## BEGIN DATA

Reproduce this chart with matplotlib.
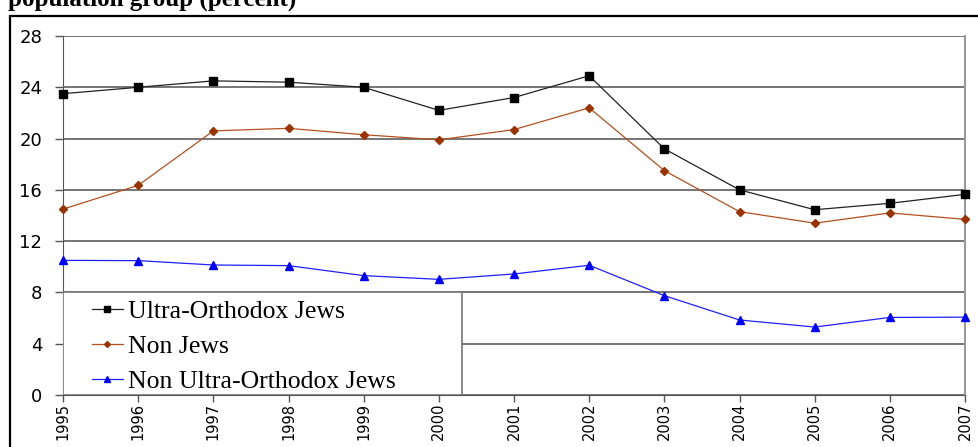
import matplotlib
matplotlib.use("Agg")
import matplotlib.pyplot as plt
from matplotlib.patches import Rectangle

years = [1995, 1996, 1997, 1998, 1999, 2000, 2001, 2002, 2003, 2004, 2005, 2006, 2007]
ultra_orthodox = [23.5, 24.0, 24.5, 24.4, 24.0, 22.2, 23.2, 24.9, 19.2, 16.0, 14.45, 14.95, 15.65]
non_jews = [14.5, 16.35, 20.6, 20.8, 20.3, 19.9, 20.7, 22.4, 17.5, 14.3, 13.4, 14.2, 13.7]
non_ultra_orthodox = [10.5, 10.48, 10.14, 10.09, 9.31, 9.02, 9.44, 10.12, 7.75, 5.85, 5.3, 6.05, 6.07]
y_ticks = [0, 4, 8, 12, 16, 20, 24, 28]
series_labels = ["Ultra-Orthodox Jews", "Non Jews", "Non Ultra-Orthodox Jews"]
title_text = "population group (percent)"

W, H = 979, 447
fig = plt.figure(figsize=(W / 100, H / 100), dpi=100)
fig.patch.set_facecolor("white")

# heading, partly above the top edge
fig.text(8 / W, 1 - 5.5 / H, title_text, ha="left", va="baseline",
         fontsize=18, fontweight="bold", family="Liberation Serif")

# outer frame of the chart block
fig.patches.append(Rectangle((10 / W, -0.05), 1.0, 1 - 16 / H + 0.05,
                             transform=fig.transFigure, fill=False,
                             edgecolor="black", linewidth=1.6))

left, right, top, bottom = 63, 965, 36, 395
ax = fig.add_axes([left / W, 1 - bottom / H, (right - left) / W, (bottom - top) / H])

ax.set_xlim(years[0], years[-1])
ax.set_ylim(y_ticks[0], y_ticks[-1])
ax.set_yticks(y_ticks)
ax.set_xticks(years)
ax.set_xticklabels([str(y) for y in years], rotation=90, fontsize=10.5,
                   family="DejaVu Sans")
ax.set_yticklabels([str(v) for v in y_ticks], fontsize=13, family="DejaVu Sans")
ax.tick_params(axis="y", direction="out", length=6, width=1, color="#555555", pad=9)
ax.tick_params(axis="x", direction="out", length=5, width=1, color="#555555", pad=0.5)

ax.yaxis.grid(True, color="#505050", linewidth=1.1, zorder=0)
ax.set_axisbelow(True)
ax.spines["top"].set_visible(False)
ax.spines["left"].set_color("#555555")
ax.spines["bottom"].set_color("#555555")
ax.spines["right"].set_color("#9a9a9a")
ax.spines["right"].set_linewidth(1.5)

l1, = ax.plot(years, ultra_orthodox, color="#222222", linewidth=0.9, marker="s",
              markersize=6, markerfacecolor="black", markeredgecolor="black",
              label=series_labels[0], clip_on=False, zorder=4)
l2, = ax.plot(years, non_jews, color="#b5501f", linewidth=0.9, marker="D",
              markersize=4, markerfacecolor="#993300", markeredgecolor="#993300",
              label=series_labels[1], clip_on=False, zorder=4)
l3, = ax.plot(years, non_ultra_orthodox, color="#2020ff", linewidth=0.9, marker="^",
              markersize=6, markerfacecolor="#0000ff", markeredgecolor="#0000ff",
              label=series_labels[2], clip_on=False, zorder=4)

# legend box sitting on the lower-left corner of the plot area
box_w = (462 - left) / (right - left)
box_h = 8 / y_ticks[-1]
ax.add_patch(Rectangle((0, 0), box_w, box_h, transform=ax.transAxes,
                       facecolor="white", edgecolor="#777777", linewidth=1.2, zorder=3))
leg = ax.legend(handles=[l1, l2, l3], loc="center left",
                bbox_to_anchor=(16 / (right - left), box_h / 2 - 3 / (bottom - top)),
                frameon=False,
                prop={"family": "Liberation Serif", "size": 18.5},
                handlelength=1.2, handletextpad=0.2, labelspacing=0.46,
                borderpad=0, markerscale=0.75)
leg.set_zorder(5)

fig.savefig("out.png", dpi=100, facecolor="white")
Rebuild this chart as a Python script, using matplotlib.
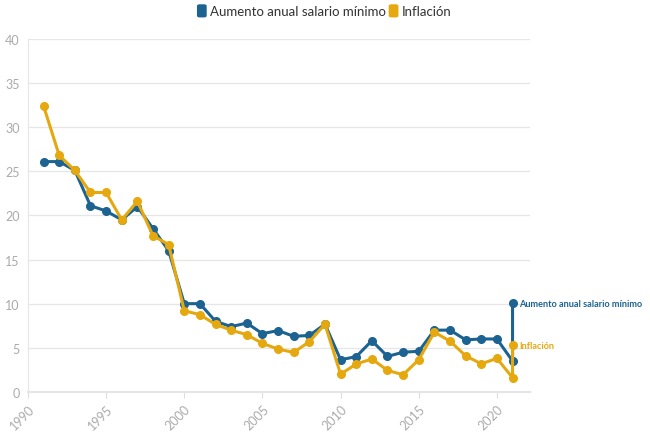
import matplotlib.pyplot as plt
from matplotlib.patches import FancyBboxPatch

plt.rcParams['font.family'] = ['Lato', 'DejaVu Sans']

# datos (el último año aparece dos veces: 2021 y el aumento decretado para 2022)
years = [1991, 1992, 1993, 1994, 1995, 1996, 1997, 1998, 1999, 2000,
         2001, 2002, 2003, 2004, 2005, 2006, 2007, 2008, 2009, 2010,
         2011, 2012, 2013, 2014, 2015, 2016, 2017, 2018, 2019, 2020,
         2021, 2021]
salario = [26.1, 26.1, 25.1, 21.1, 20.5, 19.5, 21.0, 18.5, 16.0, 10.0,
           10.0, 8.0, 7.4, 7.8, 6.6, 6.95, 6.3, 6.4, 7.67, 3.64,
           4.0, 5.8, 4.02, 4.5, 4.6, 7.0, 7.0, 5.9, 6.0, 6.0,
           3.5, 10.07]
inflacion = [32.4, 26.8, 25.1, 22.6, 22.6, 19.5, 21.6, 17.7, 16.7, 9.2,
             8.75, 7.65, 6.99, 6.49, 5.5, 4.85, 4.48, 5.69, 7.67, 2.0,
             3.17, 3.73, 2.44, 1.94, 3.66, 6.77, 5.75, 4.09, 3.18, 3.8,
             1.61, 5.3]

azul = '#1c6391'
amarillo = '#e6a80f'
gris = '#aaaaaa'

fig = plt.figure(figsize=(6.5, 4.39), dpi=100)
ax = fig.add_axes([0.043, 0.105, 0.772, 0.804])

ax.plot(years, salario, color=azul, lw=2.2, marker='o', ms=5.5, zorder=3)
ax.plot(years, inflacion, color=amarillo, lw=2.2, marker='o', ms=5.5, zorder=4)

ax.set_xlim(1990, 2022.1)
ax.set_ylim(0, 40)
ax.set_yticks(range(0, 41, 5))
ax.set_xticks(range(1990, 2021, 5))
ax.set_xticklabels(range(1990, 2021, 5), rotation=45, ha='right', rotation_mode='anchor')
ax.tick_params(axis='x', colors='#dddddd', labelcolor=gris, length=4, labelsize=9)
ax.tick_params(axis='y', length=0, labelcolor=gris, labelsize=9, pad=6)
ax.grid(axis='y', color='#e6e6e6', lw=0.9)
ax.set_axisbelow(True)
for s in ['top', 'right']:
    ax.spines[s].set_visible(False)
ax.spines['left'].set_color('#e6e6e6')
ax.spines['bottom'].set_color('#e6e6e6')
ax.spines['bottom'].set_linewidth(1.5)

# etiquetas al final de las líneas
ax.annotate('Aumento anual salario mínimo', (years[-1], salario[-1]), xytext=(5, 0),
            textcoords='offset points', va='center', color=azul, fontsize=6.6, fontweight='bold')
ax.annotate('Inflación', (years[-1], inflacion[-1]), xytext=(5, 0),
            textcoords='offset points', va='center', color=amarillo, fontsize=6.6, fontweight='bold')

# leyenda superior
def cuadro(x, y, color):
    fig.patches.append(FancyBboxPatch((x, y), 0.015, 0.03, boxstyle='round,pad=0,rounding_size=0.004',
                                      transform=fig.transFigure, facecolor=color, edgecolor='none'))

cuadro(0.303, 0.958, azul)
fig.text(0.323, 0.973, 'Aumento anual salario mínimo', va='center', fontsize=9.5, color='#333333')
cuadro(0.598, 0.958, amarillo)
fig.text(0.618, 0.973, 'Inflación', va='center', fontsize=9.5, color='#333333')

fig.savefig('out.png', dpi=100)
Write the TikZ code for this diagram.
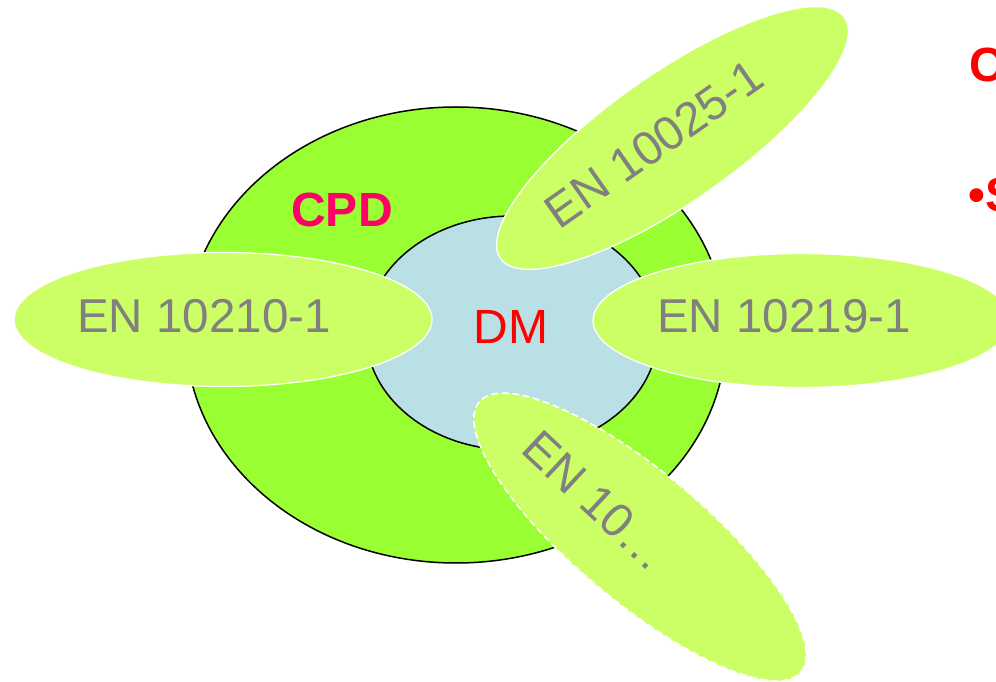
\documentclass[tikz,border=0pt]{standalone}
\usepackage{fontspec}
\setmainfont{Liberation Sans}
\usetikzlibrary{shapes.geometric}
\definecolor{cpdgreen}{HTML}{99FF33}
\definecolor{dmblue}{HTML}{B9E0E4}
\definecolor{petal}{HTML}{CCFF66}
\definecolor{labelgray}{HTML}{808080}
\definecolor{cpdpink}{HTML}{FF0066}
\definecolor{red0}{HTML}{FF0000}
\tikzset{
  ring/.style={ellipse, draw=black, line width=1.5pt, inner sep=0pt},
  petalshape/.style={ellipse, fill=petal, draw=white, line width=1.3pt, inner sep=0pt,
    minimum width=418pt, minimum height=134pt},
  petaltext/.style={text=labelgray, font=\fontsize{47.5}{56}\selectfont, inner sep=0pt},
  redtext/.style={text=red0, font=\fontsize{48}{56}\selectfont, inner sep=0pt},
}
\begin{document}
\begin{tikzpicture}[x=1pt,y=1pt]
\useasboundingbox (0,0) rectangle (996,681);
% outer and inner ellipses
\node[ring, fill=cpdgreen, minimum width=540pt, minimum height=456pt] (cpd) at (456,346) {};
\node[ring, fill=dmblue, minimum width=292pt, minimum height=234pt] (dm) at (512,348) {};
% petals
\node[petalshape] (pleft) at (223,361.5) {};
\node[petalshape] (pright) at (802,360.5) {};
\node[petalshape, minimum width=420pt, minimum height=128pt, rotate=35] (ptop) at (672.5,543) {};
\node[petalshape, dashed, dash pattern=on 7pt off 3.5pt, line width=1.6pt, minimum width=420pt, minimum height=130pt, rotate=-40] (pbot) at (640,144) {};
% texts
\node[petaltext, anchor=base] (tleft) at (204,348) {EN 10210-1};
\node[petaltext, anchor=base] (tright) at (784,348) {EN 10219-1};
\node[petaltext, rotate=35] (ttop) at (654,537) {EN 10025-1};
\node[petaltext, rotate=-43] (tbot) at (596,180) {EN 10…};
\node[text=cpdpink, font=\fontsize{48}{56}\selectfont\bfseries, inner sep=0pt, anchor=base] (tcpd) at (342,454) {CPD};
\node[redtext, anchor=base] (tdm) at (511,337) {DM};
% cut-off text at the right edge
\node[redtext, font=\fontsize{48}{56}\selectfont\bfseries, anchor=base west] (tc) at (969,599) {C};
\node[redtext, font=\fontsize{48}{56}\selectfont\bfseries, anchor=base west] (ts) at (968,469) {•S};
\end{tikzpicture}
\end{document}
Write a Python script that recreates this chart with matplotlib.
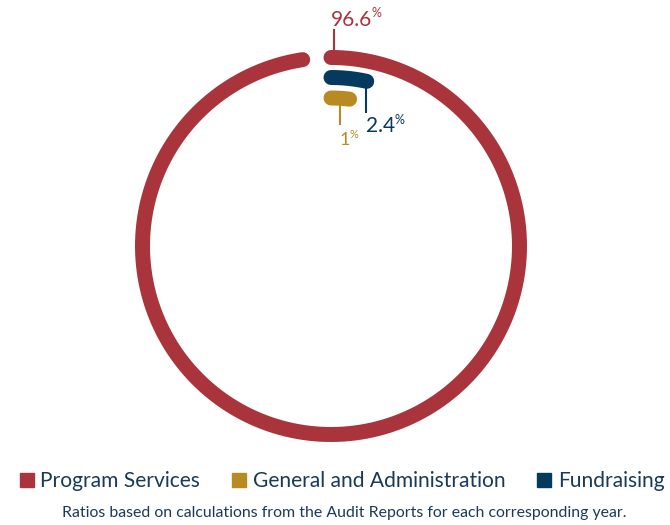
import numpy as np
import matplotlib.pyplot as plt
from matplotlib.lines import Line2D

# data
categories = ['Program Services', 'General and Administration', 'Fundraising']
values = [96.6, 1, 2.4]
value_labels = ['96.6', '1', '2.4']
caption = 'Ratios based on calculations from the Audit Reports for each corresponding year.'

colors = {'Program Services': '#a9343b',
          'General and Administration': '#b98a22',
          'Fundraising': '#053a5e'}
text_color = '#1a3a5a'

# layout (pixel units)
W, H = 670, 525
cx, cy = 331, 246
radii = {'Program Services': 188.5, 'Fundraising': 168.5, 'General and Administration': 148}
cap_pad = 1.0          # extra sweep (%) the rounded ends eat
ring_lw = 15 * 0.72

plt.rcParams['font.family'] = ['Lato', 'DejaVu Sans']

fig = plt.figure(figsize=(W / 100, H / 100), dpi=100)
ax = fig.add_axes([0, 0, 1, 1])
ax.set_xlim(0, W)
ax.set_ylim(H, 0)
ax.axis('off')


def polar(r, pct):
    t = np.asarray(pct) / 100 * 2 * np.pi
    return cx + r * np.sin(t), cy - r * np.cos(t)


for cat, v in zip(categories, values):
    r = radii[cat]
    sweep = np.linspace(0, v + cap_pad, 400)
    x, y = polar(r, sweep)
    ax.plot(x, y, color=colors[cat], lw=ring_lw, solid_capstyle='round')

renderer = fig.canvas.get_renderer()


def label(x, y, num, color, size):
    t = ax.text(x, y, num, color=color, fontsize=size, ha='left', va='baseline')
    bb = t.get_window_extent(renderer).transformed(ax.transData.inverted())
    ax.text(bb.x1 - 0.5, y - size * 0.55, '%', color=color, fontsize=size * 0.6,
            ha='left', va='baseline')


# leaders + labels
anchors = {'Program Services': 0.25, 'Fundraising': 2.4 + cap_pad * 0.9,
           'General and Administration': 1.0}
for cat, v, lab in zip(categories, values, value_labels):
    r = radii[cat]
    c = colors[cat]
    x0, y0 = polar(r, anchors[cat])
    if cat == 'Program Services':
        y_start, y_end = y0 - 7, y0 - 28
        ax.plot([x0, x0], [y_start, y_end], color=c, lw=1.5)
        label(x0 - 3, y_end - 4, lab, c, 15)
    elif cat == 'Fundraising':
        y_start, y_end = y0 + 2, y0 + 32
        ax.plot([x0, x0], [y_start, y_end], color=c, lw=1.5, solid_capstyle='butt')
        label(x0, y_end + 19, lab, c, 15)
    else:
        y_start, y_end = y0 + 6, y0 + 27
        ax.plot([x0, x0], [y_start, y_end], color=c, lw=1.5, solid_capstyle='butt')
        label(x0 - 1, y_end + 20, lab, c, 13)

# legend
handles = [Line2D([], [], marker='s', ls='none', markersize=10,
                  markerfacecolor=colors[c], markeredgecolor=colors[c]) for c in categories]
leg = ax.legend(handles, categories, loc='center', bbox_to_anchor=(342.5, 481),
                bbox_transform=ax.transData, ncol=3, frameon=False, fontsize=15.1,
                handlelength=0.6, handletextpad=0.35, columnspacing=1.55,
                borderaxespad=0, borderpad=0)
for t in leg.get_texts():
    t.set_color(text_color)

ax.text(344, 517, caption, color=text_color, fontsize=11.4, ha='center', va='baseline')

fig.savefig('out.png', dpi=100)
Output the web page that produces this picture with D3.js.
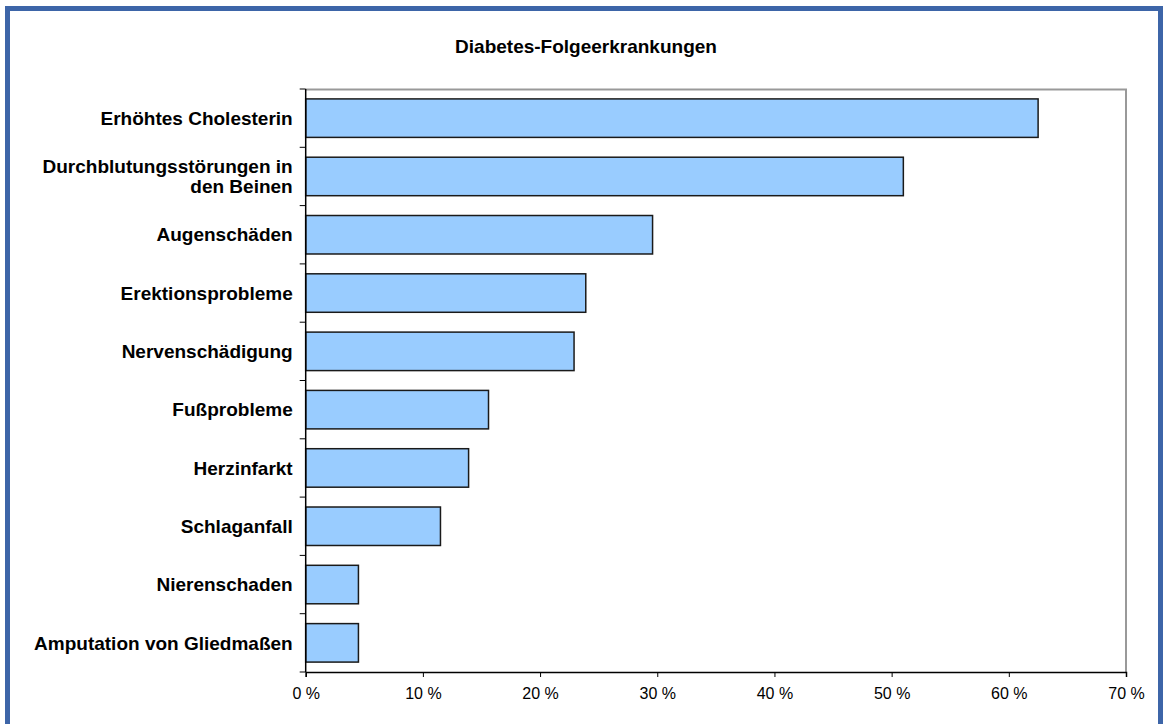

## END DATA

> [BRIEF]:
Copy the lines above exactly, starting with the line that contains "Rebuild this chart" and ending with the line that contains "ax.spines['bottom'].set_linewidth(1.5)", and leave out any pictures.

> [RESPONSE BELOW]:
Rebuild this chart as a Python script, using matplotlib.
import matplotlib.pyplot as plt
from matplotlib.patches import FancyBboxPatch

plt.rcParams['font.family'] = ['Lato', 'DejaVu Sans']

# datos (el último año aparece dos veces: 2021 y el aumento decretado para 2022)
years = [1991, 1992, 1993, 1994, 1995, 1996, 1997, 1998, 1999, 2000,
         2001, 2002, 2003, 2004, 2005, 2006, 2007, 2008, 2009, 2010,
         2011, 2012, 2013, 2014, 2015, 2016, 2017, 2018, 2019, 2020,
         2021, 2021]
salario = [26.1, 26.1, 25.1, 21.1, 20.5, 19.5, 21.0, 18.5, 16.0, 10.0,
           10.0, 8.0, 7.4, 7.8, 6.6, 6.95, 6.3, 6.4, 7.67, 3.64,
           4.0, 5.8, 4.02, 4.5, 4.6, 7.0, 7.0, 5.9, 6.0, 6.0,
           3.5, 10.07]
inflacion = [32.4, 26.8, 25.1, 22.6, 22.6, 19.5, 21.6, 17.7, 16.7, 9.2,
             8.75, 7.65, 6.99, 6.49, 5.5, 4.85, 4.48, 5.69, 7.67, 2.0,
             3.17, 3.73, 2.44, 1.94, 3.66, 6.77, 5.75, 4.09, 3.18, 3.8,
             1.61, 5.3]

azul = '#1c6391'
amarillo = '#e6a80f'
gris = '#aaaaaa'

fig = plt.figure(figsize=(6.5, 4.39), dpi=100)
ax = fig.add_axes([0.043, 0.105, 0.772, 0.804])

ax.plot(years, salario, color=azul, lw=2.2, marker='o', ms=5.5, zorder=3)
ax.plot(years, inflacion, color=amarillo, lw=2.2, marker='o', ms=5.5, zorder=4)

ax.set_xlim(1990, 2022.1)
ax.set_ylim(0, 40)
ax.set_yticks(range(0, 41, 5))
ax.set_xticks(range(1990, 2021, 5))
ax.set_xticklabels(range(1990, 2021, 5), rotation=45, ha='right', rotation_mode='anchor')
ax.tick_params(axis='x', colors='#dddddd', labelcolor=gris, length=4, labelsize=9)
ax.tick_params(axis='y', length=0, labelcolor=gris, labelsize=9, pad=6)
ax.grid(axis='y', color='#e6e6e6', lw=0.9)
ax.set_axisbelow(True)
for s in ['top', 'right']:
    ax.spines[s].set_visible(False)
ax.spines['left'].set_color('#e6e6e6')
ax.spines['bottom'].set_color('#e6e6e6')
ax.spines['bottom'].set_linewidth(1.5)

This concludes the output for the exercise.